$$ \lim_{n\to\infty}\sum_{r=0}^n \tan^{-1}\left(\frac{2r}{1+2r^4}\right)$$
So I really couldn't get started. I know that it is probably of form $$ \tan^{-1}(y) - \tan^{-1}(x) = \tan^{-1}\left(\frac{y-x}{1+xy}\right)$$ , but I couldn't bring it in that form. The denominator won't let me . Help please...

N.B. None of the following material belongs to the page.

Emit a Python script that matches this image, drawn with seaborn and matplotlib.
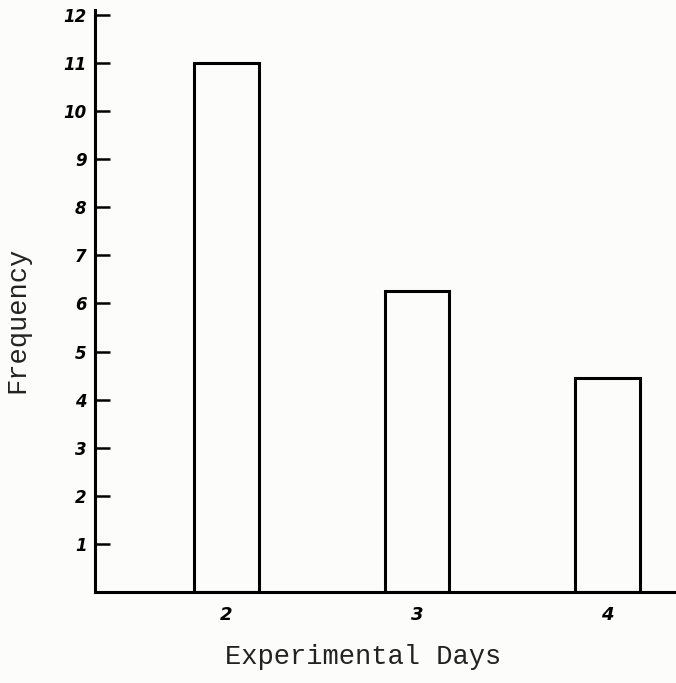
#!/usr/bin/env python
# coding: utf-8

import pandas as pd
import matplotlib.pyplot as plt
import seaborn as sns


sns.set_theme(style='white')

# data
days = ['2', '3', '4']
frequency = [11, 6.25, 4.45]
y_ticks = list(range(1, 13))

paper = '#fcfcfa'
df = pd.DataFrame({'day': days, 'freq': frequency})

fig = plt.figure(figsize=(6.76, 6.83), dpi=100, facecolor=paper)
ax = fig.add_axes([95 / 676, 91 / 683, 581 / 676, 0.852])
ax.set_facecolor(paper)

sns.barplot(data=df, x='day', y='freq', ax=ax, width=0.34,
            color=paper, edgecolor='black', linewidth=2.2, saturation=1)

ax.set_xlim(-0.69, 2.36)
ax.set_ylim(0, 12.1)

# only left and bottom axis lines, like the hand-drawn original
for side in ['top', 'right']:
    ax.spines[side].set_visible(False)
for side in ['left', 'bottom']:
    ax.spines[side].set_color('black')
    ax.spines[side].set_linewidth(2.2)

hand = dict(family='DejaVu Sans', weight='bold', style='italic', color='black')
ax.set_yticks(y_ticks)
ax.set_yticklabels([str(t) for t in y_ticks], fontsize=12, **hand)
ax.tick_params(axis='y', direction='in', length=11, width=1.8,
               color='black', pad=6, left=True)
ax.tick_params(axis='x', length=0, pad=10)
ax.set_xticklabels(days, fontsize=13, **hand)

ax.set_xlabel('Experimental Days', family='Liberation Mono', fontsize=19.5,
              color='#222222', va='center')
ax.set_ylabel('Frequency', family='Liberation Mono', fontsize=19.5,
              color='#222222', va='center')
ax.xaxis.set_label_coords(0.461, -0.112)
ax.yaxis.set_label_coords(-0.134, 0.467)

plt.savefig('out.png', dpi=100, facecolor=paper)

I'll leave it to you to prove by induction that the partial sum is $\arctan\left(1-\frac{1}{n^2+n+1}\right)$, so the limit is $\pi/4$. One approach to obtaining this partial sum is that of @achillehui's telescope, viz. $$\left[\arctan(2r^2+2r+1)\right]_{-1}^n=\arctan\frac{n^2+n}{n^2+n+1}.$$
Edit: just to spell it out, the definition $f(r):=\arctan(2r^2+2r+1)$ gives $$\sum_{r=0}^n\arctan\frac{2r}{1+2r^4}=\sum_{r=0}^n\left(f(r)-f(r-1)\right)=f(n)-f(-1),$$where the second $=$ can be proven by induction; this is the basis of any proof with telescoping series. In particular $$\lim_{n\to\infty}(f(n)-f(-1))=\arctan\infty-\arctan1=\frac{\pi}{2}-\frac{\pi}{4}=\frac{\pi}{2}.$$